Mme [R] occupait les fonctions de responsable administrative et financière de la société et représentait à ce titre l’employeur pour la gestion du personnel ; l’employeur l’avait chargé de notifier un avertissement à la salariée le 26 novembre 2019. La salariée du fait de ces fonctions devait respecter l’autorité de cette responsable administrative et financière mandaté par l’employeur.
Il résulte de ces éléments que la salariée n’a pas respecté les demandes de l’employeur quant à la passation entre elle et le ou la salariée qui devait la remplacer et a montré par son attitude irrespectueuse à l’égard de la responsable administrative qu’elle contestait l’autorité de son employeur.
L’insubordination de la salariée est donc caractérisée.
Il s’agit d’une faute grave et le licenciement avec mise à pied était dès lors justifié.

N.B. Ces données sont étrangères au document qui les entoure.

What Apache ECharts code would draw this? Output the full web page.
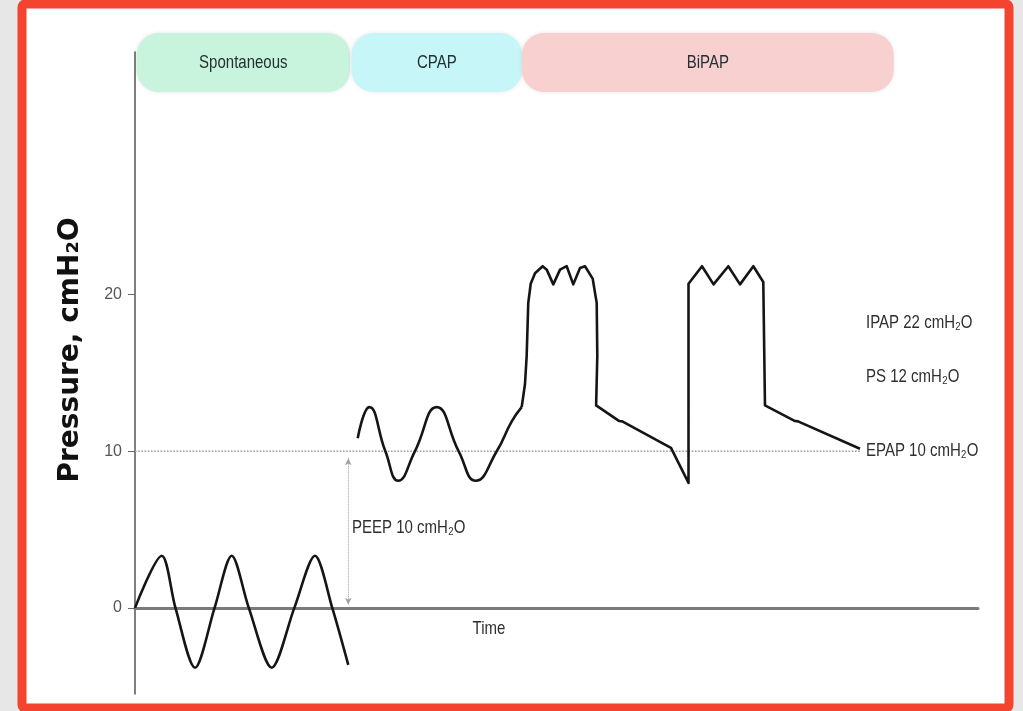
<!DOCTYPE html>
<html><head><meta charset="utf-8">
<script src="https://cdn.jsdelivr.net/npm/echarts@6/dist/echarts.min.js"></script>
<style>html,body{margin:0;padding:0;background:#e7e7e7;}#c{width:1023px;height:711px;}</style>
</head><body><div id="c"></div>
<script>
// ---- data (time in s, pressure in cmH2O) ----
const phases = ['Spontaneous', 'CPAP', 'BiPAP'];
const phaseStart = [0.02, 2.57, 4.59];
const phaseEnd = [2.55, 4.59, 9.0];
const phaseColors = ['#c8f3dc', '#c7f6f9', '#f8d0d0'];
const yTicks = [0, 10, 20];
const spontaneous = [[0,0],[0.317,3.33],[0.48,0],[0.712,-3.82],[0.944,0],[1.147,3.33],[1.35,0],[1.622,-3.82],[1.89,0],[2.135,3.33],[2.34,0],[2.53,-3.64]];
const cpap = [[2.642,10.83],[2.779,12.82],[2.97,10],[3.123,8.12],[3.32,10],[3.579,12.82],[3.84,10],[4.042,8.12],[4.291,10],[4.469,11.91],[4.587,12.82]];
const bipap = [[4.587,12.82],[4.626,14.28],[4.646,16.08],[4.665,19.46],[4.694,20.70],[4.745,21.37],[4.836,21.82],[4.884,21.60],[4.962,20.66],[5.042,21.60],[5.121,21.82],[5.199,20.66],[5.279,21.71],[5.338,21.82],[5.429,21.03],[5.477,19.46],[5.484,16.08],[5.47,12.93],[5.745,11.93],[5.78,11.91],[5.765,11.80],[6.358,10.22],[6.566,7.98],[6.566,20.70],[6.726,21.82],[6.863,20.66],[7.038,21.82],[7.177,20.66],[7.335,21.82],[7.453,20.81],[7.473,12.93],[7.83,11.93],[7.865,11.91],[7.85,11.80],[8.600,10.16]];
const baseline = [[0,10],[8.6,10]];
const peepArrow = [[2.53,9.55],[2.53,0.2]];
const annotations = ['IPAP 22 cmH₂O', 'PS 12 cmH₂O', 'EPAP 10 cmH₂O', 'PEEP 10 cmH₂O'];

const SANS = '"Liberation Sans",Arial,sans-serif';
const chart = echarts.init(document.getElementById('c'));
const waveStyle = {color: '#151515', width: 2.6};
chart.setOption({
  animation: false,
  backgroundColor: '#e7e7e7',
  grid: {left: 135, right: 45, top: 52, bottom: 17},
  xAxis: {type: 'value', min: 0, max: 10,
    axisLine: {onZero: true, lineStyle: {color: '#7a7a7a', width: 3}},
    axisTick: {show: false}, axisLabel: {show: false}, splitLine: {show: false}},
  yAxis: {type: 'value', min: -5.5, max: 35.5,
    axisLine: {show: true, lineStyle: {color: '#555', width: 1.5}},
    axisTick: {show: true, customValues: yTicks, length: 7, lineStyle: {color: '#666'}},
    axisLabel: {customValues: yTicks, fontSize: 16, color: '#555', margin: 13, fontFamily: SANS},
    splitLine: {show: false}},
  series: [
    {type: 'line', data: baseline, symbol: 'none', z: 1,
      lineStyle: {color: '#9a9a9a', width: 1.6, type: 'dotted'},
      markLine: {silent: true, symbol: ['arrow', 'arrow'], symbolSize: [5, 7],
        lineStyle: {color: '#a0a0a0', width: 1, type: 'dotted'}, label: {show: false},
        data: [[{coord: peepArrow[0]}, {coord: peepArrow[1]}]]}},
    {type: 'line', data: spontaneous, symbol: 'none', smooth: 0.3, lineStyle: waveStyle},
    {type: 'line', data: cpap, symbol: 'none', smooth: 0.5, lineStyle: waveStyle},
    {type: 'line', data: bipap, symbol: 'none', smooth: false, lineStyle: Object.assign({join: 'round'}, waveStyle)}
  ]
});

const g = [];
g.push({type: 'rect', z: -100, shape: {x: 22, y: 4, width: 987, height: 704, r: 3},
  style: {fill: '#ffffff', stroke: '#f4432f', lineWidth: 9}});
function narrowText(t, x, y, align, size, color) {
  return {type: 'text', z: 6, x: x, y: y, scaleX: 0.79,
    style: {text: t, fill: color || '#2f2f2f', font: size + 'px ' + SANS, textAlign: align, textVerticalAlign: 'middle'}};
}
phases.forEach((p, i) => {
  const x0 = chart.convertToPixel({gridIndex: 0}, [phaseStart[i], 0])[0];
  const x1 = chart.convertToPixel({gridIndex: 0}, [phaseEnd[i], 0])[0];
  g.push({type: 'rect', z: 5, shape: {x: x0, y: 33, width: x1 - x0, height: 59, r: 22},
    style: {fill: phaseColors[i], shadowBlur: 4, shadowColor: 'rgba(0,0,0,0.10)'}});
  g.push(narrowText(p, (x0 + x1) / 2, 63, 'center', 19, '#223232'));
});
g.push({type: 'text', z: 6, x: 71, y: 350, rotation: Math.PI / 2,
  style: {text: 'Pressure, cmH₂O', fill: '#111', font: 'bold 28px "DejaVu Sans",sans-serif', textAlign: 'center', textVerticalAlign: 'middle'}});
g.push(narrowText('Time', 489, 629, 'center', 19));
const annPos = [[866, 323], [866, 377], [866, 451], [352, 528]];
annotations.forEach((t, i) => g.push(narrowText(t, annPos[i][0], annPos[i][1], 'left', 19)));
chart.setOption({graphic: g});
</script></body></html>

Le jugement sera confirmé.
Le mandataire judiciaire et l’AGS seront mis hors de cause, la société étant bénéficiaire d’un plan de redressement.
PAR CES MOTIFS
La cour, statuant contradictoirement, après en avoir délibéré conformément à la loi ;
CONFIRME en toutes ses dispositions le jugement en date du 11 octobre 2021 rendu par le conseil de prud’hommes de Bonneville ;
Y ajoutant,
MET hors de cause la Selarl MJ Synergie en qualité de mandataire judiciaire, et l’AGS, délégation CGEA d’Annecy ;
Vu l’article 700 du code de procédure civile,
DÉBOUTE la société CGPI-Orpi et la Selarl MJ Synergie de leur demande au titre de l’article 700 du code de procédure civile ;
CONDAMNE Mme [X] [M] aux dépens d’appel.
Ainsi prononcé publiquement le 09 Février 2023 par mise à disposition de l’arrêt au greffe de la Cour, les parties présentes en ayant été préalablement avisées dans les conditions prévues au deuxième alinéa de l’article 450 du code de procédure civile, et signé par Monsieur Frédéric PARIS, Président, et Madame Capucine QUIBLIER, Greffier pour le prononcé auquel la minute de la décision a été remise par le magistrat signataire.